* **Recorded data**:
§
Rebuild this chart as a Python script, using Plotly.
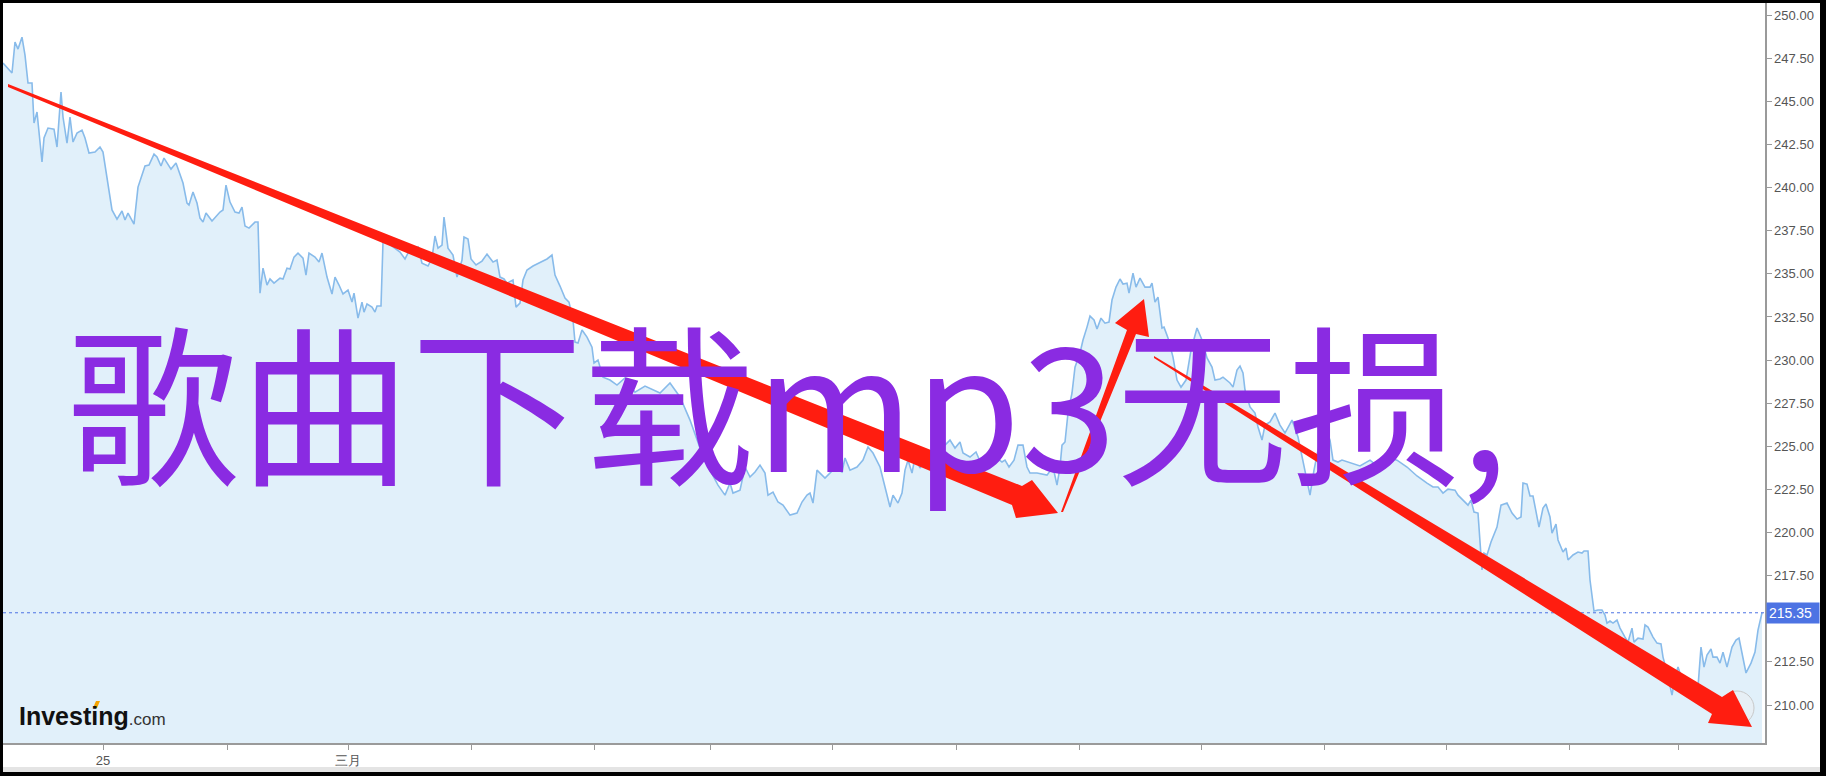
import plotly.graph_objects as go

# ---------------- data ----------------
bar = [
    3, 12, 15, 18, 22, 25, 28, 32, 34, 37,
    42, 44, 48, 54, 57, 61, 63, 67, 70, 73,
    77, 82, 85, 89, 95, 100, 103, 108, 112, 117,
    122, 125, 128, 134, 138, 145, 149, 154, 157, 161,
    164, 171, 176, 183, 187, 189, 193, 197, 200, 203,
    206, 212, 220, 223, 226, 230, 235, 239, 242, 245,
    249, 255, 258, 260, 263, 267, 270, 274, 280, 283,
    287, 290, 294, 298, 303, 306, 309, 315, 319, 322,
    327, 332, 335, 339, 343, 348, 352, 354, 358, 362,
    364, 367, 372, 375, 377, 381, 383, 388, 400, 405,
    408, 418, 422, 428, 432, 435, 438, 442, 444, 448,
    453, 457, 462, 464, 468, 471, 476, 482, 487, 493,
    497, 500, 504, 507, 513, 516, 520, 523, 527, 533,
    540, 547, 552, 555, 560, 565, 569, 573, 575, 578,
    582, 587, 592, 594, 598, 603, 610, 617, 625, 635,
    645, 653, 660, 670, 680, 690, 700, 710, 718, 725,
    730, 733, 740, 745, 750, 755, 760, 765, 768, 773,
    778, 783, 790, 797, 802, 807, 810, 813, 817, 825,
    835, 842, 845, 850, 857, 863, 868, 873, 880, 885,
    890, 893, 898, 902, 905, 908, 912, 915, 920, 928,
    935, 943, 950, 955, 960, 963, 970, 976, 983, 990,
    997, 1002, 1005, 1009, 1014, 1018, 1023, 1027, 1030, 1037,
    1047, 1053, 1057, 1060, 1062, 1065, 1068, 1072, 1075, 1080,
    1083, 1087, 1090, 1094, 1097, 1101, 1105, 1109, 1112, 1116,
    1120, 1123, 1127, 1129, 1133, 1136, 1140, 1145, 1150, 1152,
    1155, 1158, 1162, 1164, 1168, 1173, 1177, 1181, 1186, 1191,
    1197, 1202, 1207, 1212, 1215, 1220, 1223, 1230, 1233, 1237,
    1240, 1243, 1245, 1250, 1255, 1258, 1262, 1265, 1270, 1275,
    1280, 1285, 1292, 1298, 1302, 1306, 1310, 1314, 1320, 1325,
    1330, 1333, 1338, 1342, 1350, 1360, 1370, 1380, 1390, 1397,
    1407, 1417, 1427, 1433, 1438, 1443, 1448, 1455, 1458, 1463,
    1468, 1471, 1474, 1478, 1482, 1484, 1487, 1491, 1497, 1501,
    1507, 1512, 1517, 1521, 1523, 1527, 1530, 1533, 1539, 1543,
    1546, 1550, 1552, 1556, 1558, 1563, 1566, 1568, 1573, 1578,
    1582, 1584, 1588, 1590, 1594, 1598, 1602, 1605, 1607, 1610,
    1613, 1617, 1620, 1625, 1628, 1632, 1634, 1638, 1643, 1645,
    1648, 1653, 1657, 1661, 1663, 1667, 1672, 1675, 1678, 1684,
    1690, 1697, 1698, 1701, 1704, 1707, 1711, 1713, 1717, 1720,
    1723, 1727, 1732, 1736, 1739, 1743, 1746, 1751, 1755, 1758,
    1762,
]

price = [
    247.22, 246.64, 248.43, 248.03, 248.72, 247.68, 246.06, 246.06, 243.74, 244.38,
    241.48, 242.87, 243.45, 243.39, 242.35, 245.54, 244.09, 242.58, 244.09, 242.64,
    243.16, 243.33, 242.87, 242.00, 242.06, 242.35, 242.06, 240.26, 238.70, 238.17,
    238.64, 238.12, 238.52, 237.88, 240.03, 241.25, 241.30, 241.94, 241.77, 241.25,
    241.71, 241.07, 241.42, 240.26, 239.10, 238.99, 239.74, 239.10, 238.23, 238.00,
    238.52, 238.06, 238.58, 238.70, 240.14, 239.16, 238.58, 238.52, 238.87, 237.77,
    237.65, 238.00, 238.00, 233.88, 235.33, 234.35, 234.70, 234.46, 234.75, 234.70,
    235.33, 235.28, 235.97, 236.20, 235.91, 234.93, 236.20, 235.97, 235.68, 236.20,
    234.81, 233.83, 234.81, 234.35, 233.83, 234.06, 233.36, 233.88, 232.43, 233.36,
    232.78, 233.25, 233.07, 232.78, 233.13, 233.13, 236.84, 236.78, 236.26, 235.86,
    236.20, 236.55, 235.62, 235.45, 235.91, 237.19, 236.49, 236.67, 238.29, 236.49,
    236.09, 234.81, 235.80, 237.13, 237.01, 235.86, 235.51, 235.74, 236.14, 235.68,
    235.80, 234.81, 234.70, 234.46, 234.64, 233.07, 233.30, 234.64, 235.22, 235.45,
    235.68, 235.86, 236.09, 234.93, 234.29, 233.59, 233.36, 232.32, 231.04, 230.99,
    231.74, 231.33, 230.75, 229.83, 230.00, 229.01, 228.84, 228.55, 228.96, 228.14,
    228.49, 228.26, 228.09, 228.67, 227.86, 226.52, 224.90, 223.62, 222.75, 222.17,
    222.87, 222.29, 222.46, 223.80, 223.22, 223.51, 223.91, 223.45, 222.17, 222.35,
    221.77, 221.59, 221.01, 221.13, 221.77, 222.17, 222.29, 221.71, 223.62, 223.16,
    223.74, 223.51, 224.32, 223.62, 223.80, 224.20, 224.96, 224.61, 223.80, 222.64,
    221.48, 222.17, 221.71, 222.29, 223.62, 224.20, 223.45, 224.38, 223.74, 224.49,
    225.07, 224.96, 225.36, 224.90, 225.25, 224.61, 224.38, 224.67, 223.74, 224.03,
    224.32, 224.09, 224.20, 223.80, 224.20, 225.07, 225.07, 223.80, 223.45, 223.45,
    223.33, 223.80, 222.75, 223.80, 225.07, 225.25, 226.93, 228.09, 229.59, 230.41,
    231.16, 231.91, 232.55, 232.32, 231.80, 232.43, 232.14, 232.20, 233.48, 234.23,
    234.70, 234.41, 234.46, 233.88, 235.04, 234.23, 234.75, 234.23, 234.23, 234.46,
    233.36, 233.65, 231.86, 231.91, 231.28, 230.17, 228.84, 228.43, 228.84, 230.58,
    231.86, 231.16, 230.12, 229.59, 228.84, 228.90, 229.01, 228.67, 228.43, 229.42,
    229.65, 229.25, 228.26, 227.28, 226.93, 226.12, 225.36, 226.23, 226.41, 226.93,
    226.23, 225.77, 226.52, 225.54, 224.38, 223.33, 222.17, 223.62, 225.36, 226.12,
    225.36, 224.20, 224.09, 224.20, 224.03, 223.86, 224.20, 223.74, 224.32, 224.20,
    223.80, 223.28, 222.87, 222.64, 222.64, 222.29, 222.52, 222.46, 222.17, 221.88,
    221.59, 221.88, 221.19, 221.13, 217.83, 218.81, 218.70, 219.45, 220.32, 221.59,
    221.71, 221.13, 220.78, 220.90, 222.87, 222.81, 222.12, 222.12, 220.32, 221.42,
    221.65, 220.90, 219.97, 220.49, 219.57, 218.87, 219.10, 218.41, 218.70, 218.87,
    218.81, 218.93, 218.93, 217.25, 215.45, 215.51, 215.51, 215.22, 214.75, 214.87,
    214.75, 214.93, 214.46, 213.94, 213.65, 214.46, 213.65, 213.88, 213.83, 214.64,
    214.52, 213.94, 213.59, 213.54, 212.78, 211.91, 210.58, 211.62, 212.20, 211.16,
    210.58, 210.29, 211.16, 213.36, 212.20, 212.90, 213.25, 212.78, 212.78, 212.43,
    213.07, 212.20, 213.36, 213.77, 213.88, 212.78, 211.86, 212.43, 213.07, 214.35,
    215.35,
]

x_tick_pos = [103, 227, 348, 471, 594, 710, 832, 956, 1079, 1201, 1324, 1446, 1569, 1678]
x_tick_text = ["25", "", "三月", "", "", "", "", "", "", "", "", "", "", ""]
y_tick_vals = [210.0, 212.5, 215.0, 217.5, 220.0, 222.5, 225.0, 227.5, 230.0,
               232.5, 235.0, 237.5, 240.0, 242.5, 245.0, 247.5, 250.0]

title_text = "歌曲下载mp3无损,"
last_price = price[-1]

# ---------------- layout geometry ----------------
W, H = 1826, 776
ML, MR, MT, MB = 3, 61, 3, 33
PW, PH = W - ML - MR, H - MT - MB


def pp(x, y):
    """figure pixel -> paper coords"""
    return (x - ML) / PW, (H - MB - y) / PH


def path(points):
    parts = []
    for i, (x, y) in enumerate(points):
        a, b = pp(x, y)
        parts.append(("M " if i == 0 else "L ") + f"{a:.5f},{b:.5f}")
    return " ".join(parts) + " Z"


def rect(x0, y0, x1, y1, color, layer="above", line=None):
    a0, b0 = pp(x0, y1)
    a1, b1 = pp(x1, y0)
    d = dict(type="rect", xref="paper", yref="paper", x0=a0, y0=b0, x1=a1, y1=b1,
             fillcolor=color, layer=layer, line=dict(width=0))
    if line:
        d["line"] = line
    return d


fig = go.Figure()
fig.add_trace(go.Scatter(
    x=bar, y=price, mode="lines",
    line=dict(color="#88bbea", width=1.6),
    fill="tozeroy", fillcolor="#e1f0fa",
    hoverinfo="skip", showlegend=False,
))

RED = "#ff1d10"
shapes = []
# current price dotted line
shapes.append(dict(type="line", xref="paper", x0=0, x1=1, yref="y", y0=last_price, y1=last_price,
                   line=dict(color="#4d73e3", width=1, dash="dot"), layer="above"))
# zoom icon circle
c0 = pp(1720, 725)
c1 = pp(1754, 691)
shapes.append(dict(type="circle", xref="paper", yref="paper", x0=c0[0], y0=c0[1], x1=c1[0], y1=c1[1],
                   line=dict(color="#c8c8c8", width=1), fillcolor="rgba(235,238,242,0.6)", layer="above"))
# red arrows
arrow1 = [(8, 84), (1022, 486), (1032, 480), (1058, 513), (1016, 518), (1012, 505), (8, 87)]
arrow2 = [(1061, 512), (1127, 330), (1115, 323), (1144, 299), (1149, 337), (1136, 334), (1063, 512)]
arrow3 = [(1154, 356), (1722, 697), (1733, 690), (1752, 727), (1708, 723), (1712, 714), (1154, 358)]
for a in (arrow1, arrow2, arrow3):
    shapes.append(dict(type="path", xref="paper", yref="paper", path=path(a),
                       fillcolor=RED, line=dict(width=0), layer="above"))
# orange dot of the logo
shapes.append(dict(type="path", xref="paper", yref="paper",
                   path=path([(93, 708), (96, 701), (100, 701), (97, 708)]),
                   fillcolor="#f5a300", line=dict(width=0), layer="above"))
# frame
shapes.append(rect(3, 767, 1820, 772, "#e4e4e4"))
shapes.append(rect(-1, -1, 3, 777, "#000000"))
shapes.append(rect(-1, -1, 1827, 3, "#000000"))
shapes.append(rect(1820, -1, 1827, 777, "#000000"))
shapes.append(rect(-1, 772, 1827, 777, "#000000"))

annotations = []
tx, ty = pp(787, 397)
annotations.append(dict(text=title_text, xref="paper", yref="paper", x=tx, y=ty,
                        xanchor="center", yanchor="middle", showarrow=False,
                        font=dict(family="Noto Sans CJK SC", size=172, color="#8a2be2")))
lx, ly = pp(17, 716)
annotations.append(dict(text="<b>Investing</b><span style=\"font-size:17px;color:#333333\">.com</span>",
                        xref="paper", yref="paper", x=lx, y=ly, xanchor="left", yanchor="middle",
                        showarrow=False,
                        font=dict(family="Arial, Liberation Sans, sans-serif", size=25, color="#111111")))
bx, _ = pp(1766, 0)
annotations.append(dict(text=f"{last_price:.2f}", xref="paper", yref="y", x=bx, y=last_price,
                        xanchor="left", yanchor="middle", showarrow=False,
                        bgcolor="#4d73e3", borderpad=2, width=48, height=16, align="left",
                        font=dict(family="Arial, Liberation Sans, sans-serif", size=14, color="#ffffff")))

AX = "#9a9a9a"
fig.update_layout(
    width=W, height=H,
    margin=dict(l=ML, r=MR, t=MT, b=MB, pad=0),
    paper_bgcolor="#ffffff", plot_bgcolor="#ffffff",
    showlegend=False, hovermode=False,
    shapes=shapes, annotations=annotations,
    xaxis=dict(range=[3, 1765], showgrid=False, zeroline=False, showline=True,
               linecolor=AX, linewidth=1.5, ticks="outside", ticklen=5, tickcolor=AX, tickwidth=1,
               tickvals=x_tick_pos, ticktext=x_tick_text,
               tickfont=dict(family="Arial, Liberation Sans, sans-serif", size=13, color="#555555"),
               fixedrange=True),
    yaxis=dict(range=[207.80, 250.70], side="right", showgrid=False, zeroline=False, showline=True,
               linecolor=AX, linewidth=1.5, ticks="outside", ticklen=5, tickcolor=AX, tickwidth=1,
               tickvals=y_tick_vals, tickformat=".2f",
               tickfont=dict(family="Arial, Liberation Sans, sans-serif", size=13, color="#555555"),
               fixedrange=True),
)

fig.write_html("out.html", config={"displayModeBar": False, "staticPlot": True},
               post_script="document.body.style.margin='0';document.body.style.overflow='hidden';")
§
* **What you need to do**: Everything from the first line to the line with "import plotly.graph_objects as go" must be repeated exactly, and nothing else. Leave the pictures out.

* **Task answer**:
Rebuild this chart as a Python script, using Plotly.
import plotly.graph_objects as go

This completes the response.